AIM » Return, without pictures, the lines from the start of the data through the one that contains "colors = ['#5AA9E6', '#CD6E7B', '#F6B080']".

RECORDED INFORMATION »
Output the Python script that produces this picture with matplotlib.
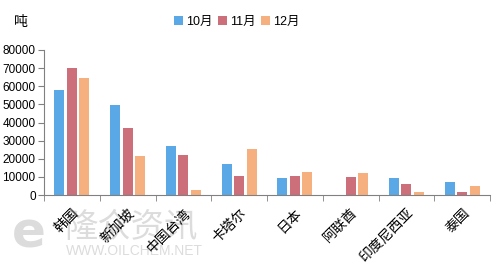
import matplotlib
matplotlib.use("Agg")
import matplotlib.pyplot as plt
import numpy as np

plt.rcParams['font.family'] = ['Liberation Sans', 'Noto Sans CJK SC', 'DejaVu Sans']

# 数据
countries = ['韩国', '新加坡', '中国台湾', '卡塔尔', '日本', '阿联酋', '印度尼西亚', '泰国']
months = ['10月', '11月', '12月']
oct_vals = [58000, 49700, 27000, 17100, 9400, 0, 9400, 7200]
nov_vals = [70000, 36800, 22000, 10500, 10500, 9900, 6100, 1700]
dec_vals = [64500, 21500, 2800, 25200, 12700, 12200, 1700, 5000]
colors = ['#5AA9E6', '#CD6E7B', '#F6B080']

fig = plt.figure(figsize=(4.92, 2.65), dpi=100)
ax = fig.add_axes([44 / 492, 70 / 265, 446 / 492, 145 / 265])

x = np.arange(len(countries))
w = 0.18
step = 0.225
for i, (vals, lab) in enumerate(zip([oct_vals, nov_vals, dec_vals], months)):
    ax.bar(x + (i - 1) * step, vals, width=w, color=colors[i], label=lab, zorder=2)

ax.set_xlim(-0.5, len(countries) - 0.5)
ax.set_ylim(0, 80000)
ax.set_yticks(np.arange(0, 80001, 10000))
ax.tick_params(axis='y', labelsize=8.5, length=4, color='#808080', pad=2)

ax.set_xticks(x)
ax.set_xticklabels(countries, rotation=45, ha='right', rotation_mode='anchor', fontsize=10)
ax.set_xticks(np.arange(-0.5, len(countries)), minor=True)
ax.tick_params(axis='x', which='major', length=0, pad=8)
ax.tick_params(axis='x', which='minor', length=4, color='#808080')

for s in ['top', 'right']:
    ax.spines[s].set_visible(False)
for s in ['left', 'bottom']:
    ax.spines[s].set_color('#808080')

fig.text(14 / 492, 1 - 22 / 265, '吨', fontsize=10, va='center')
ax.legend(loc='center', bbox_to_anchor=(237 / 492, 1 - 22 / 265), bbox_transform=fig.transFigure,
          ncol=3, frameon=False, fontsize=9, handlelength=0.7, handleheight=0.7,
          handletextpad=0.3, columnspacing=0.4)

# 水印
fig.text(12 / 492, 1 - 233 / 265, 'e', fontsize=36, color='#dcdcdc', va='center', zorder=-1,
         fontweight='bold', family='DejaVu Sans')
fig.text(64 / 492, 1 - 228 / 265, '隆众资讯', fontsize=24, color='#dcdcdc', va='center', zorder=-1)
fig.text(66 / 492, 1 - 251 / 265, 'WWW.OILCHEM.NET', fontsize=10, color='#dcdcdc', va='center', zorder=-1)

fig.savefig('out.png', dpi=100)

RESPONSE TO THE EXERCISE »
Output the Python script that produces this picture with matplotlib.
import matplotlib
matplotlib.use("Agg")
import matplotlib.pyplot as plt
import numpy as np

plt.rcParams['font.family'] = ['Liberation Sans', 'Noto Sans CJK SC', 'DejaVu Sans']

# 数据
countries = ['韩国', '新加坡', '中国台湾', '卡塔尔', '日本', '阿联酋', '印度尼西亚', '泰国']
months = ['10月', '11月', '12月']
oct_vals = [58000, 49700, 27000, 17100, 9400, 0, 9400, 7200]
nov_vals = [70000, 36800, 22000, 10500, 10500, 9900, 6100, 1700]
dec_vals = [64500, 21500, 2800, 25200, 12700, 12200, 1700, 5000]
colors = ['#5AA9E6', '#CD6E7B', '#F6B080']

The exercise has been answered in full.